Sudah tentu wujud dari penjagaan ini adalah dengan bertaqwa, yaitu selalu taat kepada-Nya dalam hal perintah maupun larangan. Misalnya, Allah telah memerintahkan untuk menegakkan bahkan memelihara salat bagi setiap mikmin, "Peliharalah segala salat(mu), dan (peliharalah) salat wustha." (2:238) Terhadap perintah ini berarti setiap mukmin harus secara konsisten menjalankan salat dengan khusyuk, mematuhi syarat dan rukunnya, dan mengimplementasikan nilai-nilai yang terkandung di dalamnya dalam kehidupannya se hari-hari.
Orang yang bersedia dengan ikhlas menjaga Allah ia akan mendapatkan penjagaan pula dari-Nya. Sudah tentu penjagaan Allah berbeda dengan penjagaan manusia. Jika penjagaan manusia berupa menjaga konsistensi (istiqamah) dalam beriman, maka penjagaan Allah adalah dalam bentuk kucuran rahmat baik di dunia maupun di akhirat kelak, seperti difirmankan-Nya, "Barang siapa yang mengerjakan amal saleh, baik laki-laki ataupun perempuan dalam keadaan beriman, maka akan Kami berikan kepadanya kehidupan yang baik." (16: 97)
Di samping Allah akan menjaga orang yang mau menjaga-Nya, seperti disebut dalam hadis di atas, Allah juga akan selalu menyertainya. Penyertaan ini memang sudah semestinya, sebab orang yang telah menyatakan beriman dan membuktikan keimanannya dalam bentuk taqwa, ia akan merasa bahwa Allah akan selalu hadir dan mengawasi segala perilakunya.
Dalam kondisi seperti ini ia tidak akan merasa teramat senang jika mendapatkan kenikmatan, dan sebaliknya ia tidak akan sangat resah jika menghadapi kesusahan. Karena ia sepenuhnya sadar bahwa segala yang menimpa dirinya sudah merupakan pengaturan Allah baginya.
Kedua, setiap mukmin harus sepenuhnya pasrah (tawakal) kepada Allah. Segala hal yang dihadapi dalam hidupnya diserahkan kepada-Nya. Sikap ini yang dapat mendorongnya untuk tidak mengajukan permohonan atau doa, meminta pertolongan, dan lain-lain selain kepada Allah.
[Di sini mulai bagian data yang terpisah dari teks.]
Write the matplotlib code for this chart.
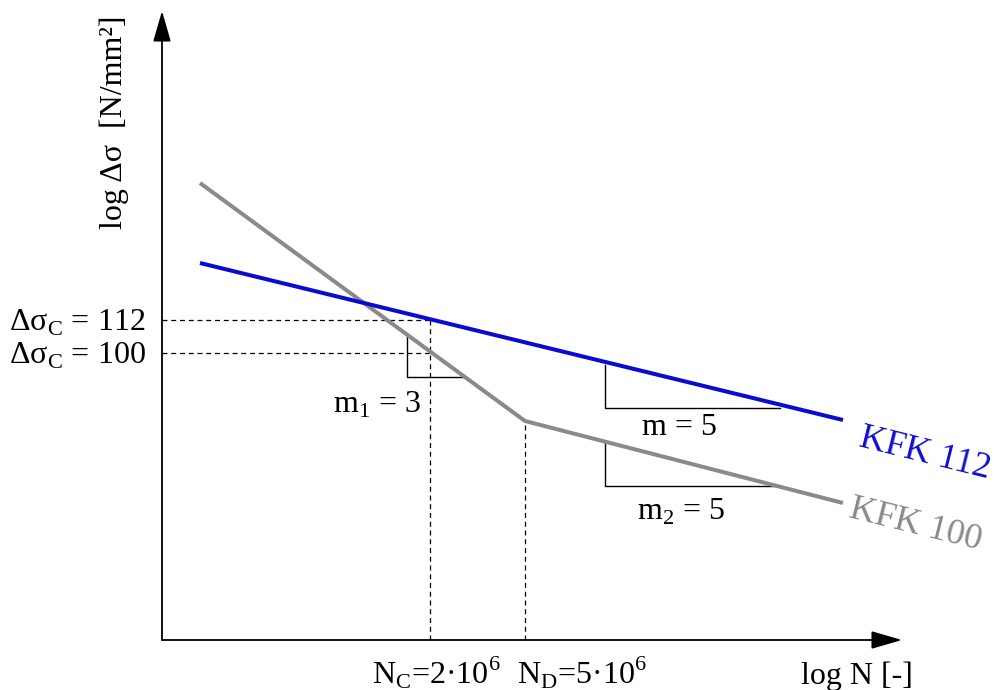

Sikap ini tercermin dalam bacaan surat al-Fatihah dalam salatnya, terutama ayat kelima "Hanya kepada Engkaulah Kami menyembah, dan hanya kepada Engkaulah kami memohon pertolongan."
Penetapan syar’i bahwa surat al-Fatihah merupakan bacaan wajib dalam salat (rukun salat), di antaranya tidak lain adalah karena adanya penekanan penghambaan (ibadah) dan kepasrahan kepada Allah seperti yang termuat dalam ayat tersebut. Bahkan pernyataan ini dapat dikatakan merupakan inti salat itu sendiri.
Dan ketiga, setiap mukmin harus menyadari dan meyakini bahwa Allah telah menentukan garis hidupnya. Dalam istilah ilmu kalam disebut qada’ dan qadar. Untuk itu, ia akan yakin bahwa tiada musibah dan kesenangan melainkan atas kehendak Allah. Keyakinan ini kemudian dibuktikan dengan selalu bersikap optimis dalam hidup dan tidak takut dengan apa pun dan siapa pun selain Allah.
Seperti ditegaskan oleh Nabi dalam hadis di atas bahwa tidak seorang pun dapat mengubah garis hidup seseorang. Allah telah menentukan segalanya. Maka seorang yang beriman sudah tentu ia harus tidak terusik dengan kondisi senang maupun susah yang dihadapinya. Justru konsentrasi hidupnya hanya tertuju pada Allah dengan selalu melakukan upaya pendekatan (taqarrub) kepada-Nya.